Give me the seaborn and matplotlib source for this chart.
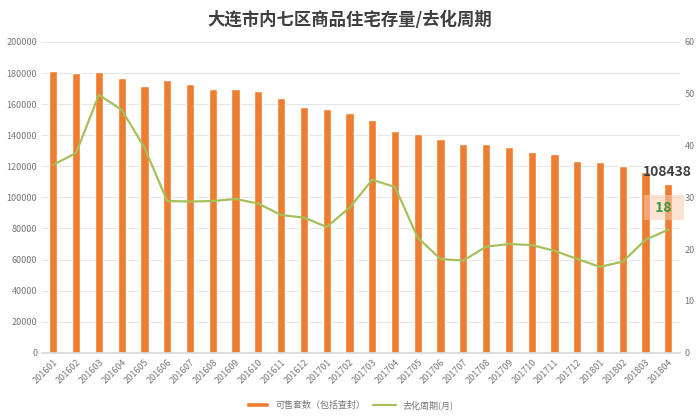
import seaborn as sns
import matplotlib.pyplot as plt
import numpy as np
import pandas as pd

months = ['201601', '201602', '201603', '201604', '201605', '201606', '201607',
          '201608', '201609', '201610', '201611', '201612', '201701', '201702',
          '201703', '201704', '201705', '201706', '201707', '201708', '201709',
          '201710', '201711', '201712', '201801', '201802', '201803', '201804']

units_for_sale = [181500, 180000, 180500, 176800, 171700, 175500, 173000,
                  170000, 169500, 168500, 164000, 158000, 157000, 154000,
                  149500, 143000, 140500, 137500, 134500, 134500, 132500,
                  129000, 128000, 123500, 122500, 120500, 116500, 108438]

cycle_months = [36.3, 38.6, 49.8, 46.9, 39.6, 29.3, 29.2,
                29.3, 29.7, 28.8, 26.6, 26.1, 24.3, 28.0,
                33.4, 32.0, 22.2, 18.1, 17.8, 20.5, 21.0,
                20.8, 19.7, 18.1, 16.6, 17.6, 21.8, 23.8]

bar_label = '可售套数（包括查封）'
line_label = '去化周期(月)'

df = pd.DataFrame({'month': months, 'units': units_for_sale, 'cycle': cycle_months})

sns.set_theme(style='white')
plt.rcParams['font.family'] = ['Noto Sans CJK SC', 'DejaVu Sans']

fig = plt.figure(figsize=(7, 4.2), dpi=100)
ax = fig.add_axes([0.06, 0.16, 0.911, 0.74])

orange = '#ed7d31'
green = '#a5c05a'

sns.barplot(data=df, x='month', y='units', color=orange, width=0.36,
            saturation=1, ax=ax, label=bar_label)
if ax.get_legend():
    ax.get_legend().remove()
ax.set_ylim(0, 200000)
ax.set_yticks(np.arange(0, 200001, 20000))
ax.yaxis.grid(True, color='#e6e6e6', linewidth=0.8)
ax.set_axisbelow(True)
ax.set_xlabel('')
ax.set_ylabel('')
ax.tick_params(axis='y', labelsize=6.5, colors='#777777', length=0)
ax.tick_params(axis='x', labelsize=6.5, colors='#777777', length=0, rotation=45)
for lbl in ax.get_xticklabels():
    lbl.set_ha('right')
    lbl.set_rotation_mode('anchor')
for s in ax.spines.values():
    s.set_visible(False)
ax.spines['bottom'].set_visible(True)
ax.spines['bottom'].set_color('#d9d9d9')

ax2 = ax.twinx()
sns.lineplot(x=np.arange(len(months)), y=df['cycle'], color=green, linewidth=1.6,
             ax=ax2, label=line_label, legend=False)
ax2.set_ylim(0, 60)
ax2.set_yticks(np.arange(0, 61, 10))
ax2.set_ylabel('')
ax2.tick_params(axis='y', labelsize=6.5, colors='#777777', length=0)
for s in ax2.spines.values():
    s.set_visible(False)
ax.set_xlim(-0.5, len(months) - 0.5)

# data labels on the last month
last = len(months) - 1
ax.text(last - 0.05, units_for_sale[-1] + 3500, f'{units_for_sale[-1]}', ha='center',
        va='bottom', fontsize=10, fontweight='bold', color='#404040')
ax2.text(last - 0.2, 28.0, '  18  ', ha='center', va='center', fontsize=10,
         fontweight='bold', color='#3a9a3a',
         bbox=dict(boxstyle='square,pad=0.4', fc='#f8cbad', ec='none', alpha=0.55))

h1, l1 = ax.get_legend_handles_labels()
h2, l2 = ax2.get_legend_handles_labels()
fig.legend(h1 + h2, l1 + l2, loc='lower center', bbox_to_anchor=(0.5, 0.005),
           ncol=2, frameon=False, fontsize=6.5, labelcolor='#777777',
           handlelength=2.5, handleheight=0.4, columnspacing=0.8)

fig.suptitle('大连市内七区商品住宅存量/去化周期', y=0.975, fontsize=12.5,
             fontweight='bold', color='#404040')

fig.savefig('out.png', dpi=100)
• • • •
* [EXERCISE DETAILS]:
Output exactly the span of lines from the top of the listing through the line holding "ax.spines['bottom'].set_color('#d9d9d9')", and leave every picture out.

* [ANSWER TO THIS TASK]:
Give me the seaborn and matplotlib source for this chart.
import seaborn as sns
import matplotlib.pyplot as plt
import numpy as np
import pandas as pd

months = ['201601', '201602', '201603', '201604', '201605', '201606', '201607',
          '201608', '201609', '201610', '201611', '201612', '201701', '201702',
          '201703', '201704', '201705', '201706', '201707', '201708', '201709',
          '201710', '201711', '201712', '201801', '201802', '201803', '201804']

units_for_sale = [181500, 180000, 180500, 176800, 171700, 175500, 173000,
                  170000, 169500, 168500, 164000, 158000, 157000, 154000,
                  149500, 143000, 140500, 137500, 134500, 134500, 132500,
                  129000, 128000, 123500, 122500, 120500, 116500, 108438]

cycle_months = [36.3, 38.6, 49.8, 46.9, 39.6, 29.3, 29.2,
                29.3, 29.7, 28.8, 26.6, 26.1, 24.3, 28.0,
                33.4, 32.0, 22.2, 18.1, 17.8, 20.5, 21.0,
                20.8, 19.7, 18.1, 16.6, 17.6, 21.8, 23.8]

bar_label = '可售套数（包括查封）'
line_label = '去化周期(月)'

df = pd.DataFrame({'month': months, 'units': units_for_sale, 'cycle': cycle_months})

sns.set_theme(style='white')
plt.rcParams['font.family'] = ['Noto Sans CJK SC', 'DejaVu Sans']

fig = plt.figure(figsize=(7, 4.2), dpi=100)
ax = fig.add_axes([0.06, 0.16, 0.911, 0.74])

orange = '#ed7d31'
green = '#a5c05a'

sns.barplot(data=df, x='month', y='units', color=orange, width=0.36,
            saturation=1, ax=ax, label=bar_label)
if ax.get_legend():
    ax.get_legend().remove()
ax.set_ylim(0, 200000)
ax.set_yticks(np.arange(0, 200001, 20000))
ax.yaxis.grid(True, color='#e6e6e6', linewidth=0.8)
ax.set_axisbelow(True)
ax.set_xlabel('')
ax.set_ylabel('')
ax.tick_params(axis='y', labelsize=6.5, colors='#777777', length=0)
ax.tick_params(axis='x', labelsize=6.5, colors='#777777', length=0, rotation=45)
for lbl in ax.get_xticklabels():
    lbl.set_ha('right')
    lbl.set_rotation_mode('anchor')
for s in ax.spines.values():
    s.set_visible(False)
ax.spines['bottom'].set_visible(True)
ax.spines['bottom'].set_color('#d9d9d9')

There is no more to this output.